What should I do with the temperature on my water heater when I leave for a week’s vacation?
–Wayne, West Tisbury
Your question raises something of a tempest in a water heater. On the one hand, heating water for our homes uses roughly ⅕ of the energy consumption of the average U.S. household. So we might as well take the opportunity, if we’re away from our homes for more than a long weekend, to reduce that consumption (and the subsequent bill) when it’s as simple as turning the temperature on our water heater down to 120°F or “vacation” mode if your model has it. Even my math-challenged brain knows that makes cents.
You can also insulate an older tank and the pipes that carry the hot water to our faucets, which will further reduce energy consumption and cost.

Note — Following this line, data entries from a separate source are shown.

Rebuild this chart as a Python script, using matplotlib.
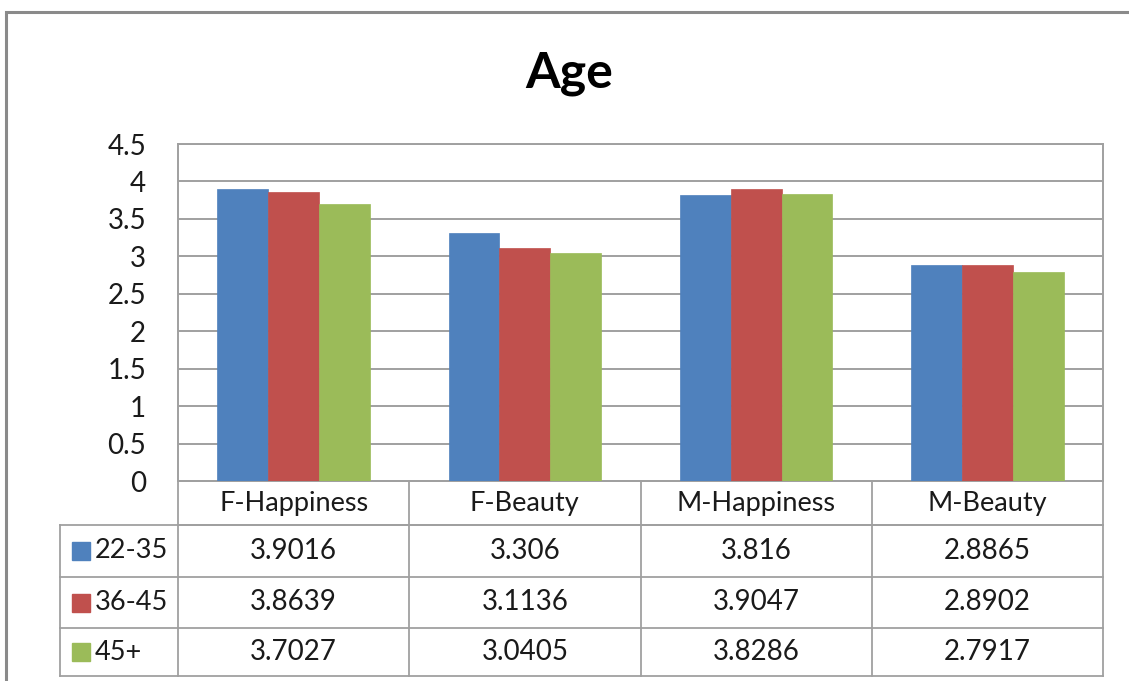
import matplotlib.pyplot as plt
import matplotlib.patches as mpatches
import numpy as np

plt.rcParams['font.family'] = ['Lato', 'DejaVu Sans']

categories = ["F-Happiness", "F-Beauty", "M-Happiness", "M-Beauty"]
series = ["22-35", "36-45", "45+"]
vals_22_35 = [3.9016, 3.306, 3.816, 2.8865]
vals_36_45 = [3.8639, 3.1136, 3.9047, 2.8902]
vals_45p = [3.7027, 3.0405, 3.8286, 2.7917]
yticks = [0, 0.5, 1, 1.5, 2, 2.5, 3, 3.5, 4, 4.5]
ytick_labels = ["0", "0.5", "1", "1.5", "2", "2.5", "3", "3.5", "4", "4.5"]

colors = ["#4F81BD", "#C0504D", "#9BBB59"]
grid_c = "#A0A0A0"
text_c = "#1a1a1a"

W, H = 1129, 681
fig = plt.figure(figsize=(W / 100, H / 100), dpi=100)

# outer chart border (runs off right/bottom edges like the screenshot)
fig.patches.append(mpatches.Rectangle((6 / W, -0.01), 1.2, (H - 12) / H + 0.01,
                                      transform=fig.transFigure, fill=False,
                                      edgecolor="#8a8a8a", linewidth=2.2))

# plot area in pixels
px_l, px_r, px_t, px_b = 178, 1103, 144, 481
ax = fig.add_axes([px_l / W, 1 - px_b / H, (px_r - px_l) / W, (px_b - px_t) / H])

x = np.arange(len(categories))
bw = 0.22
all_vals = [vals_22_35, vals_36_45, vals_45p]
for i, (v, c) in enumerate(zip(all_vals, colors)):
    ax.bar(x + (i - 1) * bw, v, width=bw, color=c, edgecolor=c, linewidth=0.5, zorder=3)

ax.set_xlim(-0.5, len(categories) - 0.5)
ax.set_ylim(0, 4.5)
ax.set_yticks(yticks)
ax.set_yticklabels(ytick_labels, fontsize=20, color=text_c)
ax.tick_params(axis='y', length=0, pad=23)
ax.set_xticks([])
ax.yaxis.grid(True, color=grid_c, linewidth=1.4, zorder=0)
for s in ax.spines.values():
    s.set_color(grid_c)
    s.set_linewidth(1.4)

fig.text(569 / W, 1 - 74 / H, "Age", fontsize=36, fontweight='bold',
         ha='center', va='center', color='black')

# data table below the plot, x in data units, y in axes units
trans = ax.get_xaxis_transform()
ph = px_b - px_t
def ay(py):
    return (px_b - py) / ph

row_edges = [481, 525, 577, 628, 676]
legend_left = -0.5 - (178 - 60) / (px_r - px_l) * len(categories)
lw = 1.3
# horizontal lines
ax.plot([-0.5, 3.5], [ay(525)] * 2, transform=trans, color=grid_c, lw=lw, clip_on=False)
ax.plot([-0.5, 3.5], [ay(481)] * 2, transform=trans, color=grid_c, lw=lw, clip_on=False)
for r in row_edges[1:]:
    ax.plot([legend_left, 3.5], [ay(r)] * 2, transform=trans, color=grid_c, lw=lw, clip_on=False)
# vertical lines
for xb in np.arange(-0.5, 4.0, 1.0):
    ax.plot([xb, xb], [ay(481), ay(676)], transform=trans, color=grid_c, lw=lw, clip_on=False)
ax.plot([legend_left] * 2, [ay(525), ay(676)], transform=trans, color=grid_c, lw=lw, clip_on=False)

# header
for j, cat in enumerate(categories):
    ax.text(j, ay((481 + 525) / 2), cat, transform=trans, ha='center', va='center',
            fontsize=19.5, color=text_c)
# rows
unit_px = (px_r - px_l) / len(categories)
for i, (name, v, c) in enumerate(zip(series, all_vals, colors)):
    yc = ay((row_edges[i + 1] + row_edges[i + 2]) / 2)
    sq_x = legend_left + (72 - 60) / unit_px
    sq_w = 18 / unit_px
    ax.add_patch(mpatches.Rectangle((sq_x, yc - 9 / ph), sq_w, 18 / ph, transform=trans,
                                    color=c, clip_on=False))
    ax.text(legend_left + (95 - 60) / unit_px, yc, name, transform=trans, ha='left',
            va='center', fontsize=19.5, color=text_c)
    for j, val in enumerate(v):
        ax.text(j, yc, f"{val:g}", transform=trans, ha='center', va='center',
                fontsize=20, color=text_c)

fig.savefig("out.png", dpi=100)
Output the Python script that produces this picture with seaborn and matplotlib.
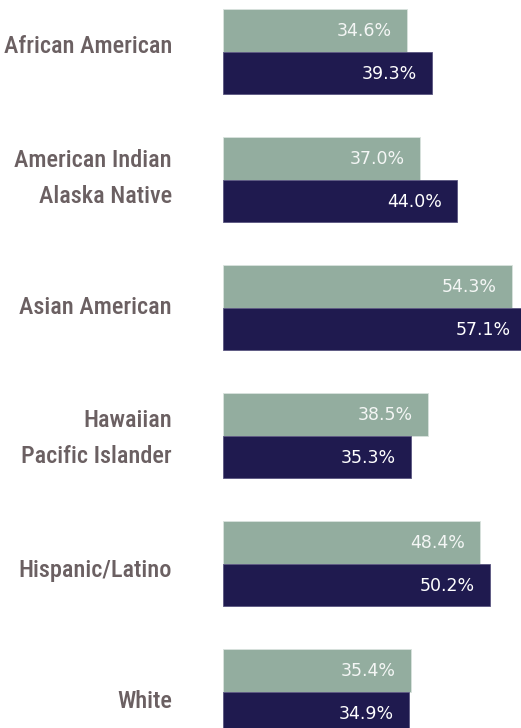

But, and it’s a big but, as our climate crisis deepens, it is becoming abundantly clear that we must have a system-wide shift in where we source our energy, including how we heat our water. All of us. As a society. Which means consistently pushing those who make decisions to phase out polluting fossil fuels and move us toward cleaner, greener energy.
When the time comes, switch to a hot water heat pump. Cape Light Compact will even help you find ways to afford it. Or talk to your plumber about whether a tankless water heater would work for you. Or maybe, like Lisa who asked Dot about finding a solar installer, it’s time to power your entire household (or even just your hot water) from the rays of the sun.
I hope you don’t feel like you’re in hot water for just asking a reasonable question, Wayne. It is mid-winter and I am grumpy. And I worry deeply that, in our uber-responsible desire to take every possible teensy tiny step to make the world better, we miss the systemic ways in which certain non-green choices are forced upon us. Let us do our small parts but also let us continue to push hard for change.